Edge Of Tomorrow

Director: Doug Liman

Starring: Tom Cruise, Emily Blunt, Bill Paxton, Brendan Gleeson, Jonas Armstrong, Tony Way, Kick Gurry

Written by: Christopher McQuarrie, Jez Butterworth, John-Henry Butterworth and (based on the novel “All You Need Is Kill”)
Hiroshi Sakurazaka.

Running Time: 113 mins

Cert: 12A

Release date: 30th May 2014

Ever had that feeling you’ve been somewhere or done something before? The comedy possibilities were examined in the excellent Harold Ramis’ Groundhog Day. Reliving the same day again and again until you get it right. The same plot is used for this multi-million dollar blockbuster from the director of The Bourne Identity. Does it work twice? You bet it does and in the process, we have the best Summer blockbuster of the year, so far. Everything you would want from a popcorn munching sci-fi adventure is her and then some.

Major William Cage is a PR for the army during a raging war against alien invaders happening in Europe. Never seen a battle in his life, he is forced to head to the beaches of France where a planned attack on the creatures is due. Branded a coward and made to be with a ragtag group of soldiers, Cage finds himself stumbling through a vicious battle when he kills a creature, known as Mimics, covering him with its blood and leading to his own death. Except it doesn’t. He starts living the same day over and over again, only to have it replayed the second he dies. Each day he dies, he learns something new, which could help with the fight against the Mimics and one which poster girl, Rita, is very interested in.

With most blockbusters of this type, you get everything thrown at the screen except any form of intelligence, character development or even a decent story. Here they have got the balance just right. An all-out attack on the senses, with the most incredible battle scenes this side of Saving Private Ryan, that does borrow heavily from that as well as Aliens and Starship Troopers, yet has a style and feel all of its own. The scenes on the beach are of epic proportions and you are right there with the confused and clumsy Cage, watching his comrades meet their maker. It tough, gritty stuff.

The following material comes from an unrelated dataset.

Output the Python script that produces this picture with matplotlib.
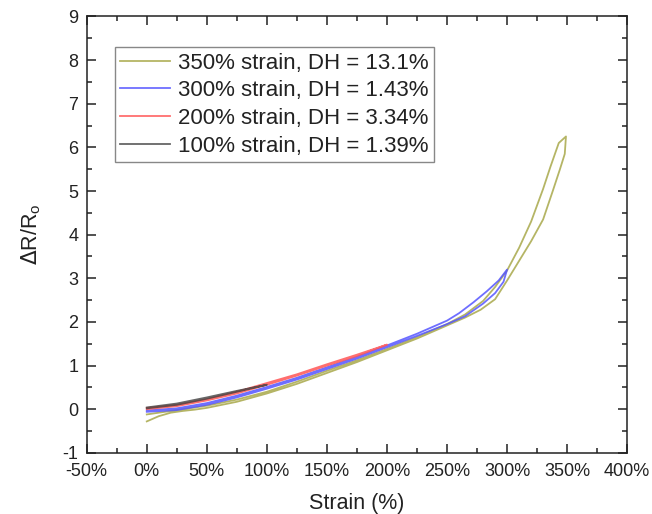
import numpy as np
import matplotlib.pyplot as plt
from matplotlib.ticker import MultipleLocator, PercentFormatter

plt.rcParams['font.family'] = ['Liberation Sans', 'DejaVu Sans']
plt.rcParams['axes.unicode_minus'] = False

# 350% strain cycle (load then unload), strain in %
s350_x = [0, 5, 10, 20, 30, 40, 50, 75, 100, 125, 150, 175, 200, 225, 250, 265, 278,
          290, 300, 310, 320, 330, 338, 344, 348, 349,
          343, 336, 330, 320, 310, 300, 290, 280, 265, 250, 225, 200, 175, 150, 125,
          100, 75, 50, 30, 15, 0]
s350_y = [-0.28, -0.22, -0.16, -0.08, -0.04, -0.01, 0.03, 0.17, 0.36, 0.58, 0.83, 1.08, 1.35, 1.62, 1.92, 2.1, 2.28,
          2.52, 2.95, 3.4, 3.85, 4.35, 5.0, 5.5, 5.85, 6.25,
          6.1, 5.55, 5.05, 4.3, 3.7, 3.18, 2.8, 2.48, 2.17, 1.95, 1.65, 1.38, 1.12, 0.88, 0.63,
          0.4, 0.22, 0.08, 0.0, -0.06, -0.12]

# 300% strain cycle
s300_x = [0, 25, 50, 75, 100, 125, 150, 175, 200, 225, 250, 265, 280, 290, 297, 300,
          293, 283, 272, 260, 250, 225, 200, 175, 150, 125, 100, 75, 50, 25, 0]
s300_y = [-0.06, -0.02, 0.1, 0.27, 0.47, 0.68, 0.92, 1.16, 1.42, 1.68, 1.95, 2.13, 2.42, 2.66, 2.92, 3.2,
          2.95, 2.7, 2.45, 2.2, 2.03, 1.73, 1.46, 1.2, 0.96, 0.72, 0.51, 0.31, 0.14, 0.02, -0.03]

# 200% strain cycle
s200_x = [0, 25, 50, 75, 100, 125, 150, 175, 200, 175, 150, 125, 100, 75, 50, 25, 0]
s200_y = [0.0, 0.07, 0.2, 0.36, 0.56, 0.77, 1.0, 1.22, 1.48, 1.25, 1.03, 0.8, 0.6, 0.4, 0.23, 0.1, 0.03]

# 100% strain cycle
s100_x = [0, 25, 50, 75, 100, 75, 50, 25, 0]
s100_y = [0.02, 0.1, 0.24, 0.4, 0.56, 0.42, 0.27, 0.13, 0.04]

labels = ['350% strain, DH = 13.1%', '300% strain, DH = 1.43%',
          '200% strain, DH = 3.34%', '100% strain, DH = 1.39%']

fig = plt.figure(figsize=(6.52, 5.14), dpi=100)
ax = fig.add_axes([0.133, 0.119, 0.829, 0.849])

ax.plot(s350_x, s350_y, color='#b5b565', lw=1.3, label=labels[0])
ax.plot(s300_x, s300_y, color='#5555ff', lw=1.3, alpha=0.85, label=labels[1])
ax.plot(s200_x, s200_y, color='#ff5555', lw=1.3, alpha=0.85, label=labels[2])
ax.plot(s100_x, s100_y, color='#404040', lw=1.3, alpha=0.8, label=labels[3])

ax.set_xlim(-50, 400)
ax.set_ylim(-1, 9)
ax.xaxis.set_major_locator(MultipleLocator(50))
ax.xaxis.set_minor_locator(MultipleLocator(25))
ax.yaxis.set_major_locator(MultipleLocator(1))
ax.yaxis.set_minor_locator(MultipleLocator(0.5))
ax.xaxis.set_major_formatter(PercentFormatter(decimals=0))

ax.tick_params(which='both', direction='in', top=True, right=True, width=1.1, colors='#222222')
ax.tick_params(which='major', length=6.3, labelsize=13, labelcolor='#222222')
ax.tick_params(which='minor', length=3.8)
ax.tick_params(axis='x', which='major', pad=7)
ax.tick_params(axis='y', which='major', pad=6)
for sp in ax.spines.values():
    sp.set_linewidth(1.1)
    sp.set_color('#222222')

ax.set_xlabel('Strain (%)', fontsize=15.5, color='#222222', labelpad=10)
ax.set_ylabel(r'$\Delta$R/R$_\mathregular{o}$', fontsize=15.5, color='#222222', labelpad=14)

leg = ax.legend(loc='upper left', bbox_to_anchor=(0.052, 0.930), borderaxespad=0,
                fontsize=16, fancybox=False, edgecolor='#888888', framealpha=1,
                handlelength=2.25, handletextpad=0.35, labelspacing=0.3, borderpad=0.25)
leg.get_frame().set_linewidth(1.0)
for t in leg.get_texts():
    t.set_color('#222222')

fig.savefig('out.png', dpi=100)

The effects are also first class, with the Mimics more like giant balls of wire that seem to appear from nowhere, to the war-torn streets of Paris and the attack on London. We mustn’t forget the opening sequence in which a helicopter landed in Trafalgar Square, a sequence that has never been seen on film before.

What surprises more than anything is that while the action scenes are well executed, it’s also very funny. Using Cage’s ability to relive the day means they can kill him off in some very imaginative ways, including one where, trying to escape his platoon, he gets run over by a truck. It doesn’t sound like comedy gold but trust me, it was the scene that I went “Yep, I’m with this all the way!” It doesn’t take itself too seriously, understanding that the events are ludicrous yet by adding that black humour, it makes the film work.

Even the performances work, something that doesn’t often happen in blockbusters. Tom Cruise, returning to the sci-fi genre after last Summer’s so-so Oblivion, doesn’t have to try too hard and yet his screen persona manages to carry the film. He goes from fumbling coward to super soldier very well and it’s all very believable. Emily Blunt, in her first action role, is a revelation. We know she’s a good actress but now we know she can kick butt too. Could we have found a successor to Sigourney Weaver? Slightly bulked up, she handles the fighting, shooting and running around stuff just as well as the dramatic, which we know she is in her comfort zone.

The rest of the cast, mainly the gang from J-Troop, are nicely drawn out and clearly defined so we know exactly who is who, while it’s always good to see Bill Paxton on-screen, here as Cage’s Sergeant, barking orders and talking tough.

The film manages to stay clear of typical Hollywood romance between Cruise and Blunt, although it is touched upon in a well written and heart-felt scene in which Cruise explains that she should stay in a farm-house because if she doesn’t, that’s how she will die for real. In a film that zips along at a terrific pace, it doesn’t slow things down, just makes you like it even more. There is a moment at the end where you are pushed too far and you find yourself going “well that would happen, wouldn’t it?” but it’s just a small blip.

If all Summer Blockbusters were made like this, the world would be a happier place. Instead we get one or two gems in a pack of tripe and cheap rip-offs. Edge Of Tomorrow may gloriously borrow from other sources and may not be the most original idea in the world but it’s fun, it’s bombastic, it’s smart and it’s exciting. Plus it’s the best fun I have had in a cinema in a very long time and it could be the biggest surprise of the year.